Pope Francis is going on a Lenten retreat.

Highlights

By Hannah Brockhaus (CNA/EWTN News)
Catholic Online (https://www.catholic.org)
3/5/2017 (7 years ago)

Published in Lent / Easter

Keywords: Pope Francis, retreat, Fr. Giulio Michelini

Vatican City, Italy (CNA/EWTN News) - "I will be grateful to all those that are listening to us, that these exercises will be shared by all who believe in Jesus Christ," Fr. Michelini told CNA. "We can do them together."

"I know that people will go to work, will go to school, will be busy during these days," he said, but "we can read the Passion according to Matthew's Gospel, and that can be a way to pray to the Holy Spirit so that the Church will be more united."


Pope Francis and members of the Roman Curia will make their annual five-day spiritual exercises retreat at the Casa Divin Maestro in Ariccia, a city located some 16 miles outside of Rome. Located on Lake Albano, it is just a short way from the papal summer residence in Castel Gandolfo.

This year's retreat, which runs March 5-10, will be led by Fr. Giulio Michelini, a Franciscan of the Seraphic Province of the Friars Minor of Umbria.
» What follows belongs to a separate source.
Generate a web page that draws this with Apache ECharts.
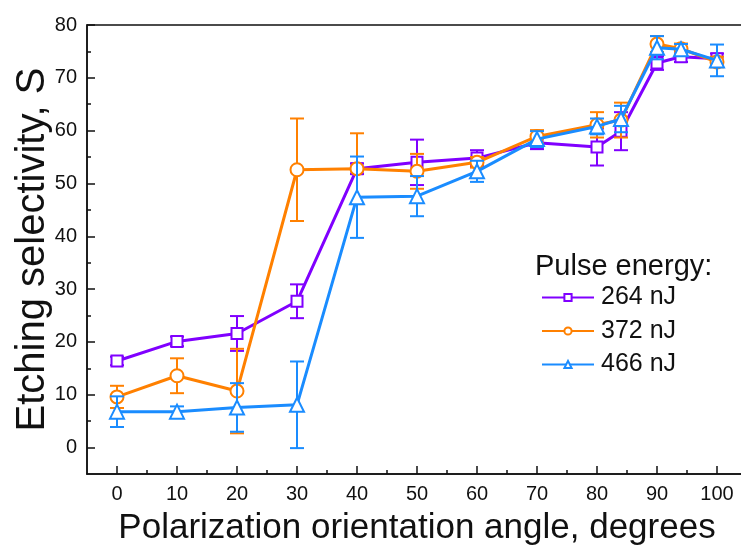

He said that his preaching for the week will be an in-depth examination and reflection on the Gospel of Matthew, starting with the Last Supper and moving through the Passion to the Resurrection.

"I will try to go deep into the Jesus that the disciples saw and followed," he said. "So there will be a reflection on the humanity of Jesus," as well as a meditation on relationships.

Most importantly, the retreat "will be a time of restoration," Fr. Michelini said. "We will quit working, talking, doing the usual things that the Pope, Bishops and Cardinals, and households do."

Pope Francis during the Wednesday general audience in St. Peter's Square.

Pope Francis during the Wednesday general audience in St. Peter's Square (Elise Harris/CNA).


They will pray, and there will be time to walk around the beautiful grounds and lake outside the retreat house, he said, "a time to quit, to stop and to reflect."

This is the fourth consecutive year the Pope and Curial members have held their Lenten retreat at the house in Ariccia.

While the practice of the pontiff going on retreat with the heads of Vatican dicasteries each Lent began some 80 years ago under the pontificate of Paul XI, it was customary for them to follow the spiritual exercises on Vatican ground. Beginning in Lent 2014, Pope Francis chose to hold the retreat outside of Rome, true to his background as a Jesuit.

This time of Lent, Fr. Michelini said, is a good period to slow down and to reflect on our spiritual lives and how they may be in need of enrichment. "It is helpful to remember that we are only human," he said. "We need to eat, we need people to help us too."

"And so the 40 days are a way for us to reflect not only on the poor, but also how we are poor, in a different sense."


Especially in wealthy Western countries, where we have enough food and money, we don't necessarily know what it is like to experience need, he said.

"Fasting and praying is not only a way for those who believe to be more in touch with God, and to have the same experience that Jesus did in the desert, but it's also a way to be more human. Because we normally have everything."